Start of MATERIAL FOR THIS TASK

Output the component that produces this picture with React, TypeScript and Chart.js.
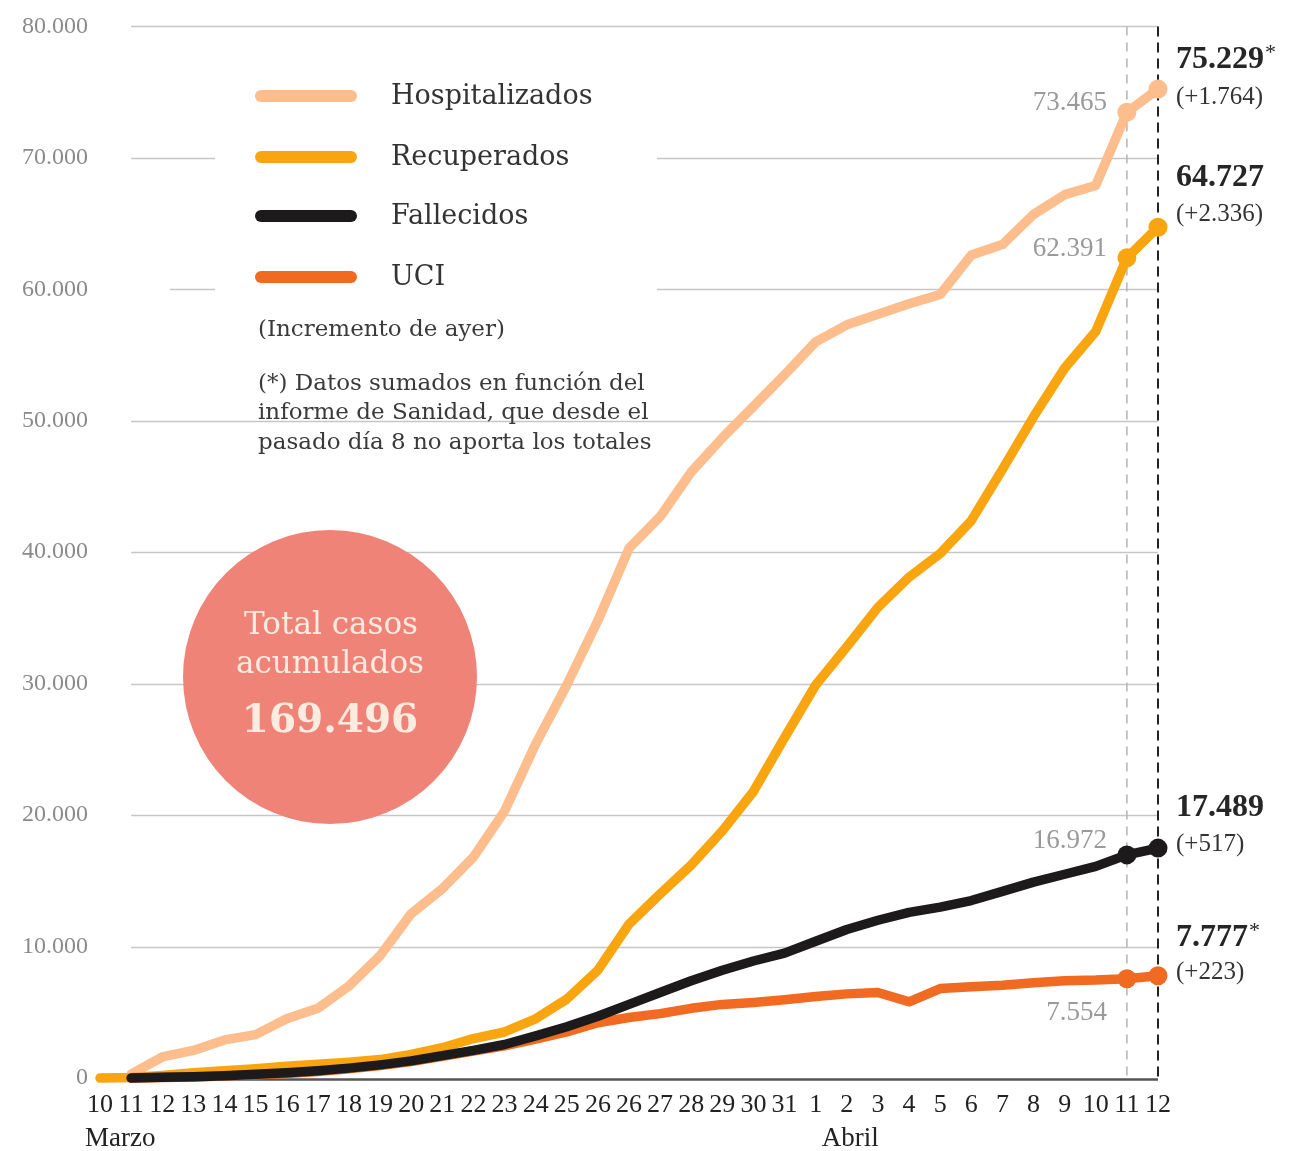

End of MATERIAL FOR THIS TASK
Start of MATERIAL FOR THIS TASK

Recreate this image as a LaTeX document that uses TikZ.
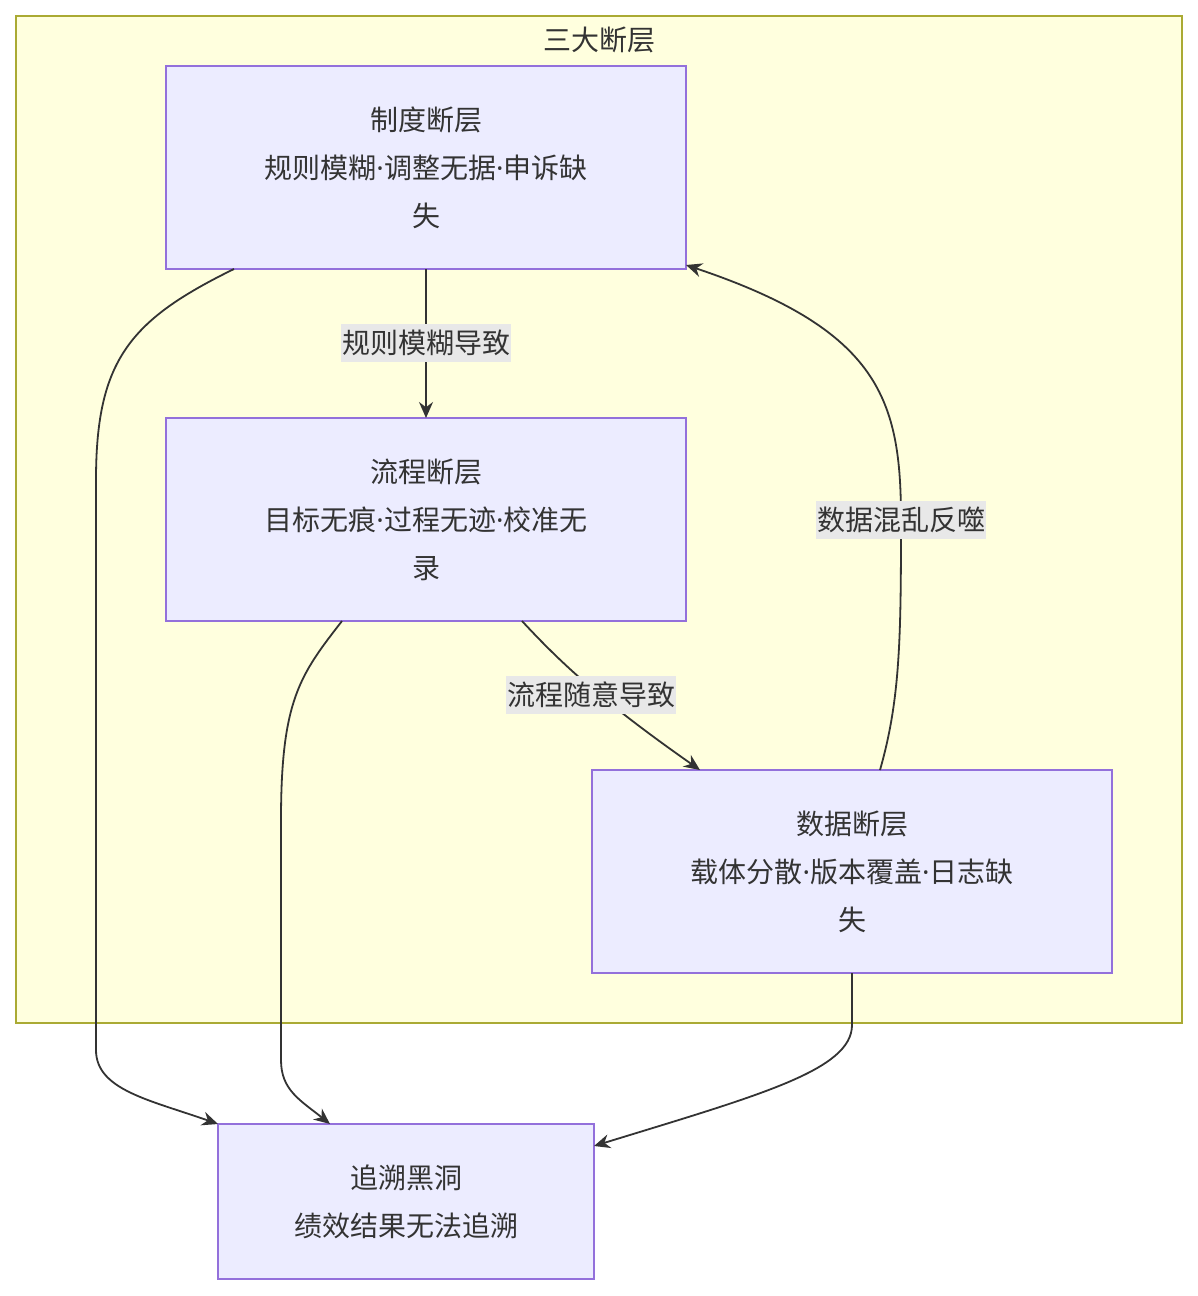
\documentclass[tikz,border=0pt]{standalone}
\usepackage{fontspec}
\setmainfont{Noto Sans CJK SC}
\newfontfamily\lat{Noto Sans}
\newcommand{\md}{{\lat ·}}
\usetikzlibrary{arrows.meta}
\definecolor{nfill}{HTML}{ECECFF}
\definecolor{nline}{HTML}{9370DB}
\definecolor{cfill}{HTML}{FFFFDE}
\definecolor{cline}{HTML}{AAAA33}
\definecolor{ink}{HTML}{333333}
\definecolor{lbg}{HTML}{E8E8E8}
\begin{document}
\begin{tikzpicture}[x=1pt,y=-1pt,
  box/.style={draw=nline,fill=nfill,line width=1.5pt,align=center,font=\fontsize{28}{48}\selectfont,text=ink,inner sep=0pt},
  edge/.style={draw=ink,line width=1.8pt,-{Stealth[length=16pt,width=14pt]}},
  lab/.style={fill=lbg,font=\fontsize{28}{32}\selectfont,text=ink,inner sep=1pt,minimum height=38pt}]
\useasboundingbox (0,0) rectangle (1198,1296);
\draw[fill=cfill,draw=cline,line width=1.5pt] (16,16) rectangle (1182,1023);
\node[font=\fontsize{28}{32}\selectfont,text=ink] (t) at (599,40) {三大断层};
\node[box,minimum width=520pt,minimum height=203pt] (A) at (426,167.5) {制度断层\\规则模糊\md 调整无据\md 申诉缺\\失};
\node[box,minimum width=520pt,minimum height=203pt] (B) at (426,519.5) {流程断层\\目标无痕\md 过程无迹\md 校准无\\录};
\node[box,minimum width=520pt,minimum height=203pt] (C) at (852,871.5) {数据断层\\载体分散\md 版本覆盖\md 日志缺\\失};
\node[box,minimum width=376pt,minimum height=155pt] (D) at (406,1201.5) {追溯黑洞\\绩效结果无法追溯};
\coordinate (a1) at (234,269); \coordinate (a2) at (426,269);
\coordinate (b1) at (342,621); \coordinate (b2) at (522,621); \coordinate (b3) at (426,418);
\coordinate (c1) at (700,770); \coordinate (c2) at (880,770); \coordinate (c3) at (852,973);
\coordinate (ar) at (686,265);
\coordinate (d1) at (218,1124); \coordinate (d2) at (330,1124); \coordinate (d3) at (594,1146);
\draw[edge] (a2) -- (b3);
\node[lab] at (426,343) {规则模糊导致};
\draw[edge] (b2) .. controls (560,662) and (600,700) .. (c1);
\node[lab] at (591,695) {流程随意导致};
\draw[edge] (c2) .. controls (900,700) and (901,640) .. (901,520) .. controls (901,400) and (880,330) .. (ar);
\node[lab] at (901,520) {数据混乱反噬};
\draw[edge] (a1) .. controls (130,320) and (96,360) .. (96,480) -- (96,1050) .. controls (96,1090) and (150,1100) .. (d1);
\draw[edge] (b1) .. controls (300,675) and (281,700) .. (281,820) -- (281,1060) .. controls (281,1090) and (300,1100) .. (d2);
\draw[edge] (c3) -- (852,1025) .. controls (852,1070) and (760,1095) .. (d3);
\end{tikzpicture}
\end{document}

End of MATERIAL FOR THIS TASK

Extract, from the listing above, every line where the string "that" occurs.

Output the component that produces this picture with React, TypeScript and Chart.js.
Recreate this image as a LaTeX document that uses TikZ.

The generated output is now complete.